Was erarbeiten Sie gemeinsam mit Ihren Mitgliedern im Industrie 4.0 Maturity Center? Und wie nutzen Ihre Mitglieder das Ökosystem RWTH Aachen Campus?

Wir als Industrie 4.0 Maturity Center agieren als neutrale Plattform, um mit und für produzierende Unternehmen, industrielle Dienstleister, aber auch Technologieanbieter und Beratungsunternehmen Wege zur Gestaltung der digitalen Transformation zu definieren. Dabei befähigen wir nicht nur diese, den Maturity Index anzuwenden. Unsere Mitglieder und Kunden schätzen darüber hinaus sehr, dass wir sie auf dem Weg von der Industrie-4.0-Strategieentwicklung über die Roadmap-Entwicklung bis hin zur operativen Realisierung der Industrie-4.0.Lösungen unterstützen und mit ihnen gemeinsam den Weg der digitalen Transformation beschreiten. Seit der Gründung im April 2017 konnten wir in mehr als 30 Betrieben den Index anwenden und daraus stetig neue Erkenntnisse gewinnen. Es schärft sich ein Bild, wie der Status quo in produzierenden Unternehmen im Mittel wirklich ist und welche Herausforderungen für die Unternehmen die schwierigsten sind. Das Ökosystem des RWTH Aachen Campus nutzen wir und unsere Mitglieder zum Austausch mit Experten und in der Zusammenarbeit an Schnittstellen angrenzender Themenbereiche.
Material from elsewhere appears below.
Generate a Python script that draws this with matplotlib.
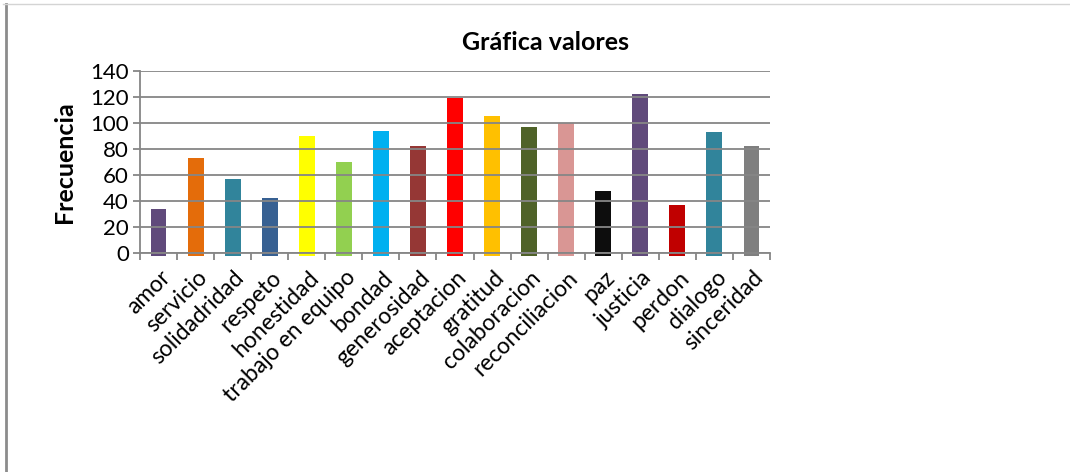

Beispielsweise werden wir gemeinsam mit dem Center Smart Services, ebenfalls ein Center im Cluster Smart Logistik, den Maturity Index weiterentwickeln. Ziel dieses Projekts ist es, ein produzierendes Unternehmen zu befähigen, seine digitalen Fähigkeiten zu bewerten, die notwendig sind, um das anvisierte digitale Geschäftsmodel zu realisieren. Mit unserem Center und unseren Zielen befinden wir uns also auf dem RWTH Aachen Campus in bester Gesellschaft.